Keweenaw-MI-totals.csv Iosoco-MI-Totals.csv

Hope that helps!

moonshiner commented 1 year ago

did some useful procrastinating tonight. hope these work

https://github.com/moonshiner/openelections-data-ottowa-mi/blob/main/Iron-Results.csv

https://github.com/moonshiner/openelections-data-ottowa-mi/blob/main/Makinac-Results.csv

dwillis commented 1 year ago

@moonshiner thanks! those look really good, just a few minor things I quickly fixed.

moonshiner commented 1 year ago

I aim for perfect but sadly fall short.

Also, after dumping the Livingston PDF data, I realized I can modify my code I used on Ottawa to pull out the LIvingston County data. And as I have a few meetings today....

If/when I'll share the code etc (it may be even more hackier but I'll document the process)

dwillis commented 1 year ago

@moonshiner we all fall short of perfection. thanks for your contribution to the project!
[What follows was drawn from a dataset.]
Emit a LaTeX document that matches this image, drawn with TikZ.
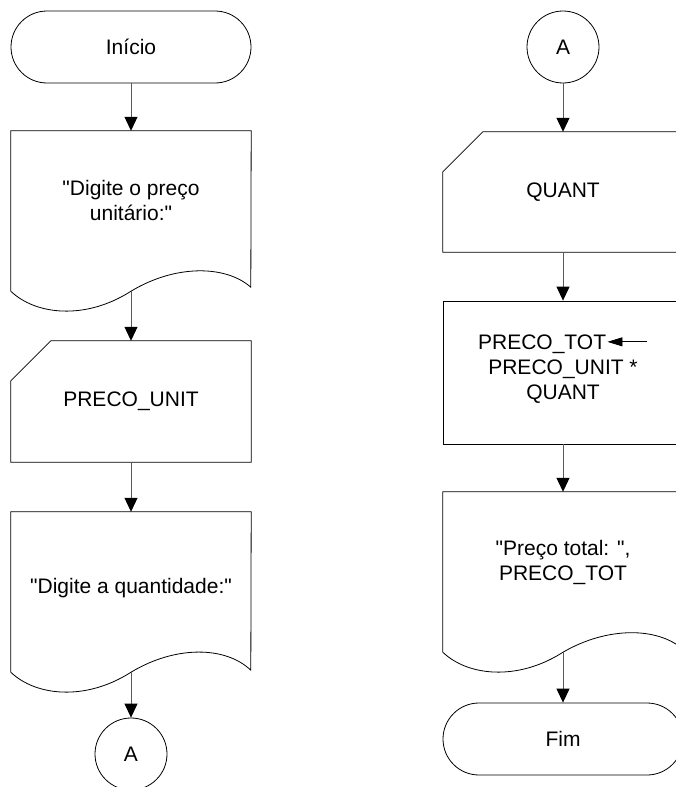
\documentclass[tikz,border=0pt]{standalone}
\usepackage{fontspec}
\setmainfont{Liberation Sans}[Ligatures=TeXOff]
\usetikzlibrary{arrows.meta,calc}
\newcommand\dfont{\fontsize{21}{25}\selectfont}
\begin{document}
\begin{tikzpicture}[x=1pt,y=-1pt,
  shp/.style={draw=black,line width=0.8pt},
  term/.style={shp,rectangle,rounded corners=36pt,minimum width=240pt,minimum height=72pt,inner sep=0pt,font=\dfont},
  conn/.style={shp,circle,minimum size=72pt,inner sep=0pt,font=\dfont},
  box/.style={rectangle,minimum width=240pt,inner sep=0pt,font=\dfont,align=center},
  txt/.style={font=\dfont,align=center,inner sep=0pt},
  flow/.style={draw=black!65,line width=1pt,-{Triangle[length=14pt,width=13pt,color=black]}},
]
\clip (0,0) rectangle (676,787);
\fill[white] (0,0) rectangle (676,787);

% ---------- left column ----------
\node[term] (ini) at (131,47) {Início};

\node[box,minimum height=160pt] (d1) at (131,211) {};
\draw[shp] (d1.south west) -- (d1.north west) -- (d1.north east) -- ($(d1.south west)+(240,-4)$)
  .. controls ($(d1.south west)+(215,-26)$) and ($(d1.south west)+(165,-27)$) .. (d1.south)
  .. controls ($(d1.south west)+(75,29)$) and ($(d1.south west)+(25,24)$) .. (d1.south west) -- cycle;
\node[txt] (t1) at (131,200) {"Digite o preço\\unitário:"};

\node[box,minimum height=121pt] (pu) at (131,401.5) {PRECO\_UNIT};
\draw[shp] ([xshift=40pt]pu.north west) -- (pu.north east) -- (pu.south east) -- (pu.south west) -- ([yshift=-40pt]pu.north west) -- cycle;

\node[box,minimum height=160pt] (d2) at (131,592) {};
\draw[shp] (d2.south west) -- (d2.north west) -- (d2.north east) -- ($(d2.south west)+(240,-2)$)
  .. controls ($(d2.south west)+(215,-26)$) and ($(d2.south west)+(165,-27)$) .. (d2.south)
  .. controls ($(d2.south west)+(75,29)$) and ($(d2.south west)+(25,24)$) .. (d2.south west) -- cycle;
\node[txt] (t2) at (131,588) {"Digite a quantidade:"};

\node[conn] (ca) at (131,754) {A};

\draw[flow] (ini) -- (d1);
\draw[flow] (d1) -- (pu);
\draw[flow] (pu) -- (d2);
\draw[flow] (d2) -- (ca);

% ---------- right column ----------
\node[conn] (cb) at (563,47) {A};

\node[box,minimum height=120pt] (qu) at (563,192) {QUANT};
\draw[shp] ([xshift=40pt]qu.north west) -- (qu.north east) -- (qu.south east) -- (qu.south west) -- ([yshift=-40pt]qu.north west) -- cycle;

\node[box,shp,minimum height=143pt] (pr) at (563,372.5) {};
\node[txt] (t3) at (563,369) {PRECO\_TOT\kern1pt\tikz[baseline]\draw[line width=0.8pt,-{Triangle[length=15pt,width=9pt]}] (40pt,7.5pt) -- (0pt,7.5pt);\\PRECO\_UNIT *\\QUANT};

\node[box,minimum height=160pt] (d3) at (563,572) {};
\draw[shp] (d3.south west) -- (d3.north west) -- (d3.north east) -- ($(d3.south west)+(240,-3)$)
  .. controls ($(d3.south west)+(215,-25)$) and ($(d3.south west)+(165,-26)$) .. (d3.south)
  .. controls ($(d3.south west)+(75,29)$) and ($(d3.south west)+(25,24)$) .. (d3.south west) -- cycle;
\node[txt] (t4) at (563,562) {"Preço total: ",\\PRECO\_TOT};

\node[term] (fim) at (563,739) {Fim};

\draw[flow] (cb) -- (qu);
\draw[flow] (qu) -- (pr);
\draw[flow] (pr) -- (d3);
\draw[flow] (d3) -- (fim);
\end{tikzpicture}
\end{document}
moonshiner commented 1 year ago

https://github.com/moonshiner/openelections-data-ottowa-mi/tree/main/Livingston-MI

Here are the House/StateHouse/StateSenate races for Livingston

I want ot double check them but also want to wrap the others up.

moonshiner commented 1 year ago

I need to do the Straight Party and SoS. Let me wrap those up and do some data validation and will let you know.

moonshiner commented 1 year ago

Those look much better. when you see "Election" in the csv files those are election day votes (vs Absentee) I put the python in there but it was a bit less robust, but that was because the pages came out very identical.